Only the MorphOS Dev. Team can decide what to do next and where they will try to lead the MorphOS users in the future. Or what they want MorphOS to become.
We will just have to wait and see what they announce next, but we are all free to express our personal preferences on which way we would like them to go, even you and your desire to have them move to x86, or some other "mainstream" architecture.
My personal preference is that they stay on their current course with used Mac G4 and then G5 computers for the next year or two. While that is happening, they can also keep an eye on the latest developments with the new FreeScale and Chinese PPC chips and systems, or development boards, to see if any of them are cost effective and have enough power, with a great power to cost ratio to make them an attractive alternative to the used G5 Mac computers, as a target for their next port of MorphOS3.x.
(Maybe I will repeat the reasons again)
Currently there is no MorphOS software that requires us to move to the latest and most powerful x86 hardware, so the only advantage of such a move is the cheap cost of x86 hardware and its widespread availability. If current high end G4 computers provide more than enough speed and power than is needed for 99% of the programs and tasks that MorphOS users need to use their MorphOS computers need to use them for, and if the available G5 Mac computer models could give us the added power we need to accomplish that last 1% that we can't currently do with the high end G4 systems, we need to look closely at the reasons for moving to x86 and what ways it would improve our MorphOS experience.
If we just want to be able to run Linux ports better, then we might as well just find a Linux distribution and tweak it a little to look more like MorphOS, integrate the WinUAE emulator and then rename it to MorphOS-x86, or M-OS, or some such nonsense just like Commodore USA are trying to do with their C-OS and x86 hardware in retro cases.
I think if you want MorphOS to move to x86, they might just as well have the entire MorphOS Development Team join the AROS team and turn AROS into the next MorphOS, by improving it with anything it is missing, that MorphOS already has implemented, and making progress of AROS move more quickly forward, since it will then have more talented programmers working on the combined AROS/MorphOS system.
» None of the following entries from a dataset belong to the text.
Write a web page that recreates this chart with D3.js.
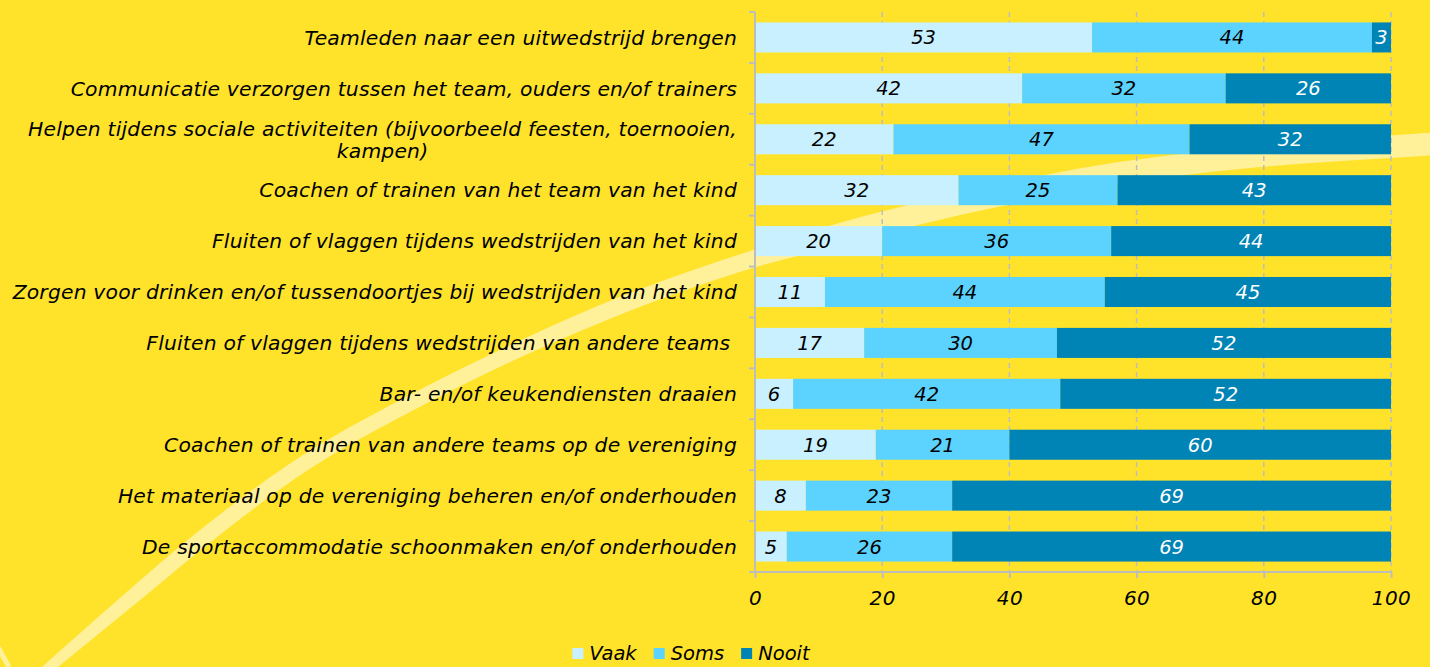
<!DOCTYPE html>
<html>
<head>
<meta charset="utf-8">
<script src="https://cdn.jsdelivr.net/npm/d3@7"></script>
<style>
  html, body { margin: 0; padding: 0; background: #FFE32B; }
  svg { display: block; }
  text { font-family: "DejaVu Sans", sans-serif; font-style: italic; }
</style>
</head>
<body>
<svg id="chart" width="1430" height="667"></svg>
<script>
// ---- data ----
const categories = [
  "Teamleden naar een uitwedstrijd brengen",
  "Communicatie verzorgen tussen het team, ouders en/of trainers",
  "Helpen tijdens sociale activiteiten (bijvoorbeeld feesten, toernooien,|kampen)",
  "Coachen of trainen van het team van het kind",
  "Fluiten of vlaggen tijdens wedstrijden van het kind",
  "Zorgen voor drinken en/of tussendoortjes bij wedstrijden van het kind",
  "Fluiten of vlaggen tijdens wedstrijden van andere teams ",
  "Bar- en/of keukendiensten draaien",
  "Coachen of trainen van andere teams op de vereniging",
  "Het materiaal op de vereniging beheren en/of onderhouden",
  "De sportaccommodatie schoonmaken en/of onderhouden"
];
const seriesNames = ["Vaak", "Soms", "Nooit"];
const vaak  = [53, 42, 22, 32, 20, 11, 17,  6, 19,  8,  5];
const soms  = [44, 32, 47, 25, 36, 44, 30, 42, 21, 23, 26];
const nooit = [ 3, 26, 32, 43, 44, 45, 52, 52, 60, 69, 69];
const xTicks = [0, 20, 40, 60, 80, 100];

// ---- styles ----
const colors = ["#C9F0FE", "#5CD3FE", "#0083B5"];
const labelColors = ["#000", "#000", "#fff"];
const axisColor = "#BDBDBD";
const swooshColor = "#FFF09A";

const svg = d3.select("#chart");

// background swoosh (decorative)
const topEdge = [[42,667],[120,598],[200,530],[300,457],[400,400],[500,350],[600,305],[753,250],[832,225],[908,205],[1000,184],[1100,165],[1250,147],[1440,132]];
const botEdge = [[58,667],[134,605],[212,541],[311,468],[410,412],[508,363],[607,320],[756,267],[850,243],[918,225],[1007,205],[1100,187],[1250,168],[1391,158],[1440,155]];
const lineGen = d3.line().curve(d3.curveMonotoneX);
const swooshD = lineGen(topEdge) + "L" + lineGen(botEdge.slice().reverse()).slice(1) + "Z";
svg.append("path").attr("d", swooshD).attr("fill", swooshColor);
svg.append("path").attr("d", lineGen([[-6,640],[9,667]]))
   .attr("fill", "none").attr("stroke", swooshColor).attr("stroke-width", 5);

// scales
const x = d3.scaleLinear().domain([0, 100]).range([755, 1391]);
const y = d3.scaleBand().domain(categories).range([12, 572]).paddingInner(0.41).paddingOuter(0.205);

// gridlines
svg.append("g").selectAll("line").data(xTicks.filter(d => d > 0)).join("line")
  .attr("x1", d => x(d)).attr("x2", d => x(d))
  .attr("y1", 12).attr("y2", 572)
  .attr("stroke", axisColor).attr("stroke-width", 1.5).attr("stroke-dasharray", "5,4");

// stacked data (normalized to 100)
const rows = categories.map((c, i) => ({ cat: c, Vaak: vaak[i], Soms: soms[i], Nooit: nooit[i] }));
const stack = d3.stack().keys(seriesNames).offset(d3.stackOffsetExpand);
const stacked = stack(rows);

const g = svg.append("g");
stacked.forEach((layer, si) => {
  const lg = g.append("g");
  lg.selectAll("rect").data(layer).join("rect")
    .attr("x", d => x(d[0] * 100))
    .attr("width", d => x(d[1] * 100) - x(d[0] * 100))
    .attr("y", d => y(d.data.cat))
    .attr("height", y.bandwidth())
    .attr("fill", colors[si]);
  lg.selectAll("text").data(layer).join("text")
    .attr("x", d => (x(d[0] * 100) + x(d[1] * 100)) / 2)
    .attr("y", d => y(d.data.cat) + y.bandwidth() / 2)
    .attr("dy", "0.36em")
    .attr("text-anchor", "middle")
    .attr("font-size", 19.5)
    .attr("fill", labelColors[si])
    .text(d => d.data[seriesNames[si]]);
});

// y axis
const axisG = svg.append("g");
axisG.append("line").attr("x1", 755).attr("x2", 755).attr("y1", 12).attr("y2", 572)
  .attr("stroke", axisColor).attr("stroke-width", 2);
const boundaries = d3.range(categories.length + 1).map(i => 12 + i * y.step());
axisG.selectAll("line.yt").data(boundaries).join("line").attr("class", "yt")
  .attr("x1", 749).attr("x2", 755).attr("y1", d => d).attr("y2", d => d)
  .attr("stroke", axisColor).attr("stroke-width", 2);

// x axis
const xAxis = d3.axisBottom(x).tickValues(xTicks).tickSize(6).tickPadding(13).tickFormat(d3.format("d"));
const xg = svg.append("g").attr("transform", "translate(0,572)").call(xAxis);
xg.select(".domain").attr("stroke", axisColor).attr("stroke-width", 2).attr("d", "M755,0H1391");
xg.selectAll(".tick line").attr("stroke", axisColor).attr("stroke-width", 2);
xg.selectAll(".tick text").attr("font-size", 20).attr("font-family", "DejaVu Sans")
  .attr("font-style", "italic").attr("fill", "#000").attr("letter-spacing", 0.5);

// category labels
const labG = svg.append("g");
const labSize = 20.3, labSpacing = 0.2;
categories.forEach(c => {
  const lines = c.split("|");
  const cy = y(c) + y.bandwidth() / 2;
  const lh = 22;
  const t = labG.append("text")
    .attr("font-size", labSize).attr("letter-spacing", labSpacing).attr("fill", "#000")
    .style("white-space", "pre");
  if (lines.length === 1) {
    t.attr("x", 737).attr("y", cy).attr("dy", "0.36em").attr("text-anchor", "end").text(lines[0]);
  } else {
    const tmp = labG.append("text").attr("font-size", labSize).attr("letter-spacing", labSpacing).text(lines[0]);
    const w0 = tmp.node().getComputedTextLength();
    tmp.remove();
    const cx = 737 - w0 / 2;
    lines.forEach((ln, li) => {
      t.append("tspan").attr("x", cx).attr("text-anchor", "middle")
        .attr("y", cy + (li - (lines.length - 1) / 2) * lh).attr("dy", "0.36em").text(ln);
    });
  }
});

// legend
const legG = svg.append("g");
const items = [];
seriesNames.forEach((s, i) => {
  const ig = legG.append("g");
  ig.append("rect").attr("x", 0).attr("y", -5).attr("width", 11).attr("height", 11).attr("fill", colors[i]);
  const tt = ig.append("text").attr("x", 17).attr("y", 0).attr("dy", "0.36em")
    .attr("font-size", 19.5).attr("fill", "#000").text(s);
  items.push({ ig, w: 17 + tt.node().getComputedTextLength() });
});
const gap = 17;
const total = d3.sum(items, d => d.w) + gap * (items.length - 1);
let start = 691 - total / 2;
items.forEach(it => { it.ig.attr("transform", `translate(${start},653)`); start += it.w + gap; });
</script>
</body>
</html>
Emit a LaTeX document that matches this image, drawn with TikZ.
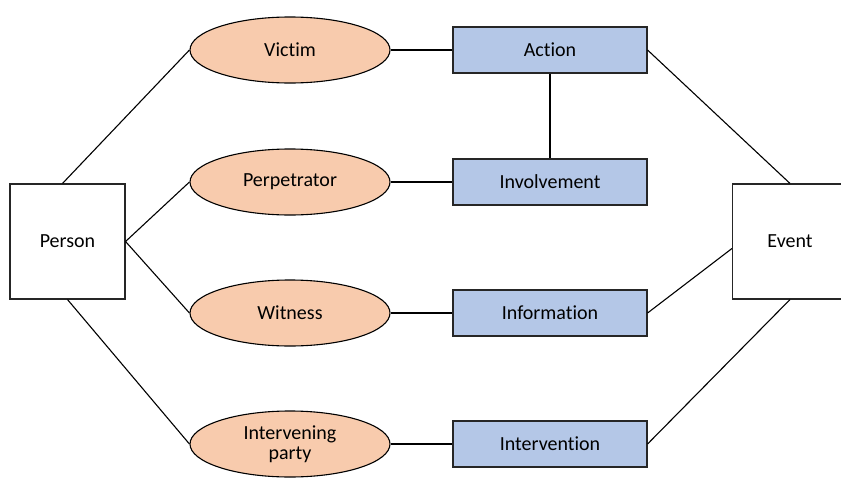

The money that MorphOS Dev. Team currently makes from registration fees could easily be replaced with AROS bounties, so there would be little difference than how things are now, except that the responsibilities would be shared by more people and the control would also be shared, but I believe they could work out any organizational challenges that would be caused by a merging of MorphOS with AROS and it would be good for both.
Until then, I prefer that MorphOS stay as it is now, on PPC hardware, either used Mac's like they have been supporting, or if cost effective, possibly on custom, or embedded PPC hardware in the future. As long as they can provide the functionality that we all want & need when using the available PPC architecture, I see no reason to switch to any other architecture, just because everyone else has already done so.
Our challenge as a niche community is to figure out a way to get more software developed and more programmers interested. Not in what hardware we are going to use (unless switching to another hardware architecture will solve our problem by attracting more programmers, but since we have many programming languages and tools already that work on PPC MorphOS, I doubt that simply switching to x86 will instantly make any difference in the number of programmers we have in our ranks).
As a side note on programming, James Jacobs, aka Minuous, has already been able to fix many bugs in his own software that someone else had ported to MorphOS for him in the past, so there are new versions of several of his software projects available for download now. He will be making an announcement of these new releases very soon. This new work was made possible, because he now has his own G4 MacMini with the demo version of MorphOS2.7 installed on it, which I donated to him last month.
I am going to request from the MorphOS Dev. Team that James Jacobs receive a free (or at least reduced price) registered keyfile for MorphOS. If the Dev. Team declines my request, I will be asking members here to help fund the purchase of a MorphOS keyfile for him, as I am sure that this early work that he has been able to complete in porting his work to MorphOS is just the beginning of many more software projects that he will complete in the future for MorphOS and AmigaOS3.x, and maybe even AROS, specially AROS 68k (possibly OS4.x, but he has no way of testing code on any OS4.x hardware at this time).
[ Edited by amigadave 29.02.2012 - 16:11 ]MorphOS - The best Next Gen Amiga choice.